By Jacob Hall

An Iowa county attorney has worked in conjunction with their state representative to try and get ahead of a major threat staring teens in the face. House File 2049 attempts to address sexual exploitation of a minor by the knowing use of a visual depiction of a minor to create, adapt or modify a photograph or film with the intent to falsely depict the minor engaging in a prohibited sexual act or the simulation of a prohibited sexual act.

Andrew Ritland, the Mahaska County Attorney, said he's been working with Republican State Rep. Helena Hayes to address the issue. Ritland said it is an "increasing problem" where people take pictures of real children and adapt them into a pornographic image to make it appear the child was involved in a pornographic act. Those artificial images are then used to threaten minors to extort a child to provide real pornographic images in exchange for the person not to disseminate the false pornographic image. "This is an issue which I feel very strongly we should get out in front of," Ritland said.
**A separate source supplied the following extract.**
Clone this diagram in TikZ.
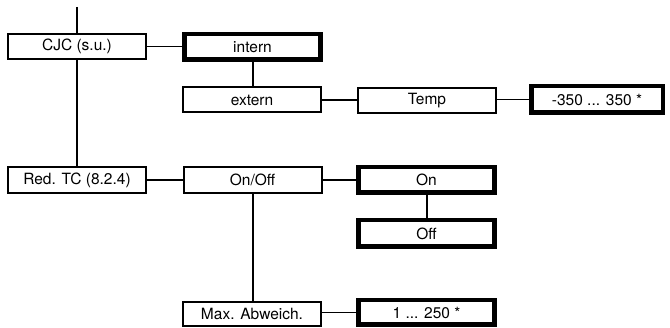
\documentclass[tikz,border=0pt]{standalone}
\usepackage{fontspec}
\setmainfont{TeX Gyre Heros}
\begin{document}
\begin{tikzpicture}[x=1pt,y=-1pt,
  box/.style={draw,rectangle,line width=2pt,inner sep=0pt,
    minimum width=138pt,minimum height=25pt,
    font=\fontsize{15.5}{18}\selectfont},
  selbox/.style={box,line width=4.5pt,minimum width=136pt,minimum height=25.5pt},
  hlink/.style={line width=1.2pt},
  vlink/.style={line width=2pt}]
\useasboundingbox (0,0) rectangle (670,328);

% menu items
\node[box]    (cjc)    at (77,46.5)    {CJC (s.u.)};
\node[selbox] (intern) at (252.5,47)   {intern};
\node[box]    (extern) at (252,100)    {extern};
\node[box]    (temp)   at (427,100.5)  {Temp};
\node[selbox,minimum width=131.5pt,minimum height=26.5pt] (range) at (597,99.5) {-350 ... 350 *};
\node[box,minimum height=26pt] (redtc) at (77,180) {Red. TC (8.2.4)};
\node[box,minimum height=26pt] (onoff) at (252.5,180) {On/Off};
\node[selbox] (on)     at (426.5,180)  {On};
\node[selbox,minimum height=26.5pt] (off) at (426.5,233.5) {Off};
\node[box,minimum height=24pt] (maxab) at (252,314) {Max. Abweich.};
\node[selbox,minimum height=24.5pt] (lim) at (426.5,312.5) {1 ... 250 *};

\coordinate (top) at (77,7);

% connectors
\draw[vlink] (top) -- (cjc.north);
\draw[vlink] (cjc.south) -- (redtc.north);
\draw[hlink] (cjc.east) -- (cjc.east -| intern.west);
\draw[vlink] (intern.south) -- (intern.south |- extern.north);
\draw[hlink] (extern.east) -- (temp.west |- extern.east);
\draw[hlink] (temp.east |- range.west) -- (range.west);
\draw[hlink] (redtc.east) -- (onoff.west);
\draw[hlink] (onoff.east) -- (on.west);
\draw[vlink] (on.south) -- (off.north);
\draw[vlink] (onoff.south) -- (onoff.south |- maxab.north);
\draw[hlink] (maxab.east |- lim.west) -- (lim.west);
\end{tikzpicture}
\end{document}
The bill is focused on real children's images being used. Completely artificially generated children acting in an artificially generated sex act is not covered by the bill."That is done at this point by design to ensure free speech protections are still in place," Ritland said. "So, in this way, we hope to further protect the children of Iowa against these new technological threats and hold perpetrators accountable when they manipulate images at the cost of children. These images have a real harm." Because children are influenced by peer pressure, it is likely they will do whatever it takes to stop someone from spreading a pornographic image - whether it is real or fake.

Democrat State Rep. Megan Srinivas did not sign off in support of the bill. She said she would like to make sure a person who takes a photo of a health concern regarding their body and then draws or writes on the image wouldn't get caught in such a law. Ritland said he didn't share those concerns because the bill is targeted at general exploitation of a minor.


Chuck Hurley of The FAMiLY Leader said the group strongly supports the legislation and agrees the language should be exactly how lawmakers want it. When he was chair of the House Judiciary Committee in the 1990s, Hurley said they were beginning to adapt their laws to a "new thing" called the internet. "Here we are," he said. "Let's try to keep Iowa somewhat kid-friendly the best we can."


Kate Walton with the Motion Picture Association said the group is registered as undecided but has a slight modification it would like to see added to the bill.

Republican State Representatives Bill Gustoff and Charley Thomson advanced the bill through subcommittee.